Back in the US, the corporate consolidation of the domestic gas industry accelerated remarkably. Ken Griffin, the billionaire founder of the hedge fund Citadel, has transformed his financial firm into a dominant physical energy player. Through its subsidiary Apex Natural Gas, Citadel has rapidly expanded its footprint in the Haynesville Shale basin, currently operating 14 drilling rigs to capitalize on America’s surging LNG export demand and the voracious electricity needs of artificial intelligence data centers.

American Producers Resist the Ramp-Up

Despite the persistent geopolitical volatility and the gaping hole in Middle Eastern supply earlier this year, the US oil patch has shown remarkable restraint. The US Energy Information Administration (EIA) projects domestic output will grow only modestly next year, topping 14 million barrels a day for the first time. However, independent drillers and supermajors alike are refusing to aggressively chase market share. Kaes Van’t Hof, chief executive of Diamondback Energy, noted that the industry is deeply skeptical about the longevity of the current demand cycle, prioritizing shareholder returns and dividend payouts over speculative drilling campaigns.

Operational constraints are also keeping a firm lid on American barrels. Sam Sledge, chief executive of ProPetro, highlighted that years of underinvestment have resulted in chronic shortages of both specialized equipment and skilled personnel, making a rapid production surge virtually impossible. Consequently, industry titans such as Exxon Mobil and Chevron are sticking to highly disciplined, conservative capital expenditure frameworks.

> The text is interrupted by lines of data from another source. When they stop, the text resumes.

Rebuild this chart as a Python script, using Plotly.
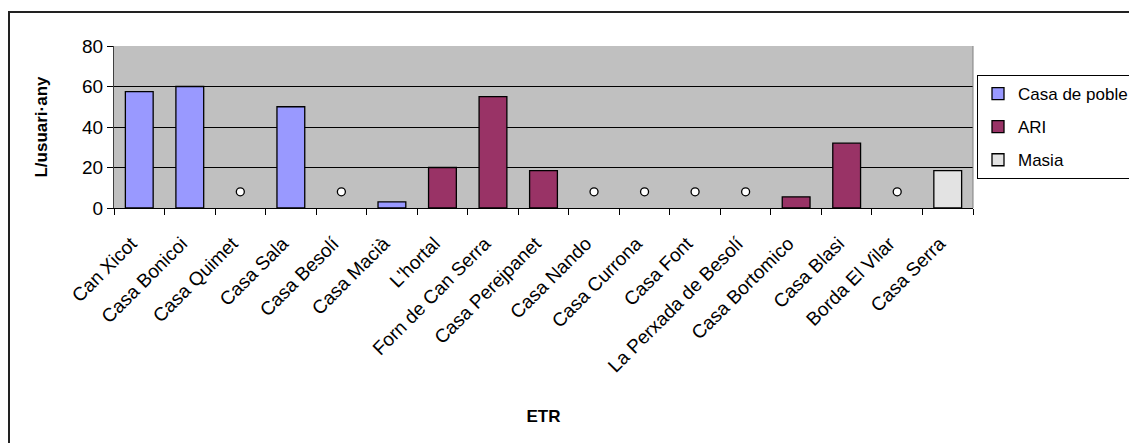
import plotly.graph_objects as go

categories = ["Can Xicot", "Casa Bonicoi", "Casa Quimet", "Casa Sala", "Casa Besolí",
              "Casa Macià", "L'hortal", "Forn de Can Serra", "Casa Perejpanet",
              "Casa Nando", "Casa Currona", "Casa Font", "La Perxada de Besolí",
              "Casa Bortomico", "Casa Blasi", "Borda El Vilar", "Casa Serra"]

casa_de_poble = [57.5, 60, None, 50, None, 3, None, None, None, None, None, None, None, None, None, None, None]
ari = [None, None, None, None, None, None, 20, 55, 18.5, None, None, None, None, 5.5, 32, None, None]
masia = [None, None, None, None, None, None, None, None, None, None, None, None, None, None, None, None, 18.5]
sense_dades = [None, None, 8, None, 8, None, None, None, None, 8, 8, 8, 8, None, None, 8, None]

FONT = "Liberation Sans, Arial, sans-serif"

fig = go.Figure()
fig.add_trace(go.Bar(x=categories, y=casa_de_poble, name="Casa de poble", legendgroup="a",
                     marker=dict(color="#9999FF", line=dict(color="black", width=1.3))))
fig.add_trace(go.Bar(x=categories, y=ari, name="ARI", legendgroup="b",
                     marker=dict(color="#993366", line=dict(color="black", width=1.3))))
fig.add_trace(go.Bar(x=categories, y=masia, name="Masia", legendgroup="c",
                     marker=dict(color="#E3E3E3", line=dict(color="black", width=1.3))))
fig.add_trace(go.Scatter(x=categories, y=sense_dades, mode="markers", showlegend=False,
                         marker=dict(color="white", size=8, line=dict(color="black", width=1.3))))

# the page body adds an 8px offset; figure coordinates below are window - 8
W, H = 1129, 435
ml, mr, mt, mb = 106, 164, 38, 235
pw, ph = W - ml - mr, H - mt - mb

fig.update_layout(
    width=W, height=H,
    margin=dict(l=ml, r=mr, t=mt, b=mb, autoexpand=False),
    paper_bgcolor="white", plot_bgcolor="#C0C0C0",
    barmode="overlay", bargap=0.45,
    font=dict(family=FONT, size=19, color="black"),
    xaxis=dict(
        type="category", range=[-0.5, len(categories) - 0.5],
        tickangle=-45, tickson="boundaries", automargin=False,
        ticks="outside", ticklen=6, tickcolor="black", tickwidth=1,
        ticklabelstandoff=16, ticklabelshift=-8,
        showline=True, linecolor="black", linewidth=1, showgrid=False,
        tickfont=dict(family=FONT, size=19, color="black"),
        title=dict(text="<b>ETR</b>", font=dict(family=FONT, size=17), standoff=34),
    ),
    yaxis=dict(
        range=[0, 80], dtick=20, ticks="outside", ticklen=6, tickcolor="black", automargin=False,
        showline=True, linecolor="#404040", linewidth=1,
        showgrid=True, gridcolor="black", gridwidth=1, zeroline=False,
        tickfont=dict(family=FONT, size=19, color="black"),
        title=dict(text="<b>L/usuari·any</b>", font=dict(family=FONT, size=17), standoff=30),
    ),
    legend=dict(
        x=(969 - ml) / pw, y=(H - mb - 67) / ph, xanchor="left", yanchor="top",
        bordercolor="black", borderwidth=1, bgcolor="white",
        tracegroupgap=8, itemwidth=30,
        font=dict(family=FONT, size=17, color="black"),
    ),
    showlegend=True,
)

fig.add_shape(type="rect", xref="paper", yref="paper",
              x0=(1 - ml) / pw, x1=1.4, y0=-2.0, y1=(H - mb - 4) / ph,
              line=dict(color="#222222", width=2), layer="below")
fig.add_shape(type="line", xref="paper", yref="paper", x0=1, x1=1, y0=0, y1=1,
              line=dict(color="#808080", width=1))

fig.write_html("out.html")
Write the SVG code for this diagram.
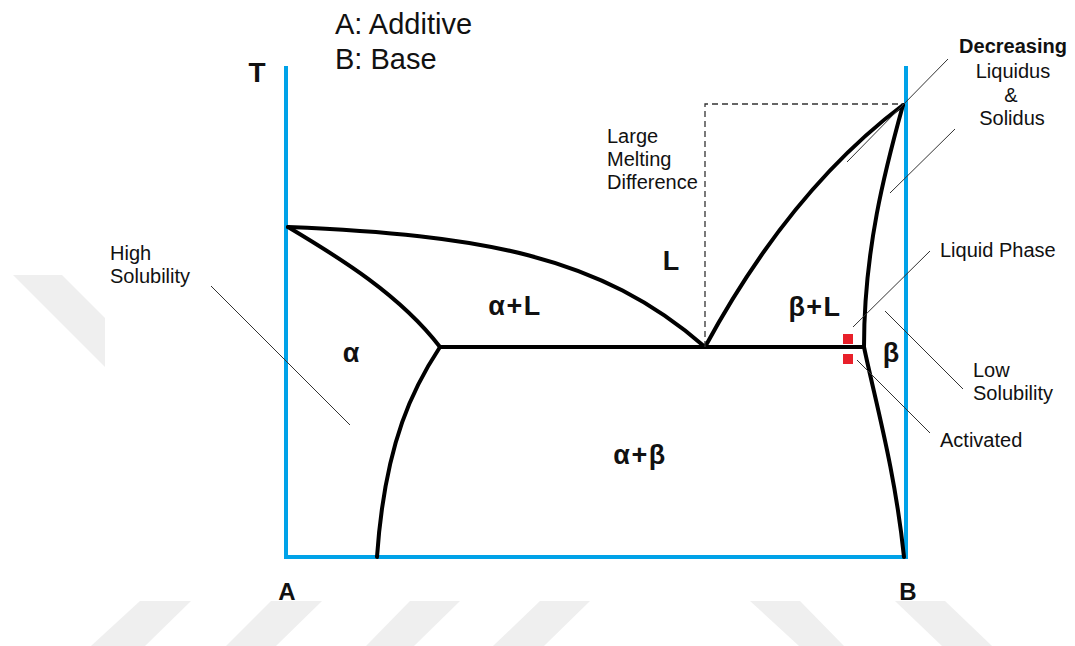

Observing these supply chain vulnerabilities, global players are rethinking their logistics entirely; Yasir O. Al-Rumayyan, chairman of Saudi Aramco, announced that the state-owned behemoth is seriously evaluating the construction of vast crude storage facilities worldwide to insulate future deliveries from maritime chokepoints like Hormuz.

The week ahead

As the 60-day diplomatic window ticks down, energy markets will be driven by the stark contrast between political agreements and operational realities. The foundational stability of the US-Iran memorandum faces daily stress tests in both the Strait of Hormuz and the skies over Lebanon, where the Israel-Hezbollah conflict continues to threaten broader regional contagion. Traders will closely monitor whether the newly proposed US-Iran deconfliction cell can prevent further maritime skirmishes and allow the IMO to safely extract the thousands of stranded sailors.

In Eastern Europe, the efficacy of Ukraine’s drone campaign will dictate the extent of Russia’s structural fuel shortages, potentially forcing the Kremlin into difficult decisions regarding its military logistics and domestic economic stability. Finally, the fundamental shift in global energy flows will compel institutional investors to heavily reassess structural risk premiums. With major shipping operators still hesitant to fully trust the Hormuz ceasefire, and North American producers declining to flood the market with new barrels, the current retreat in crude prices may prove highly ephemeral, leaving the global economy susceptible to the next geopolitical spark.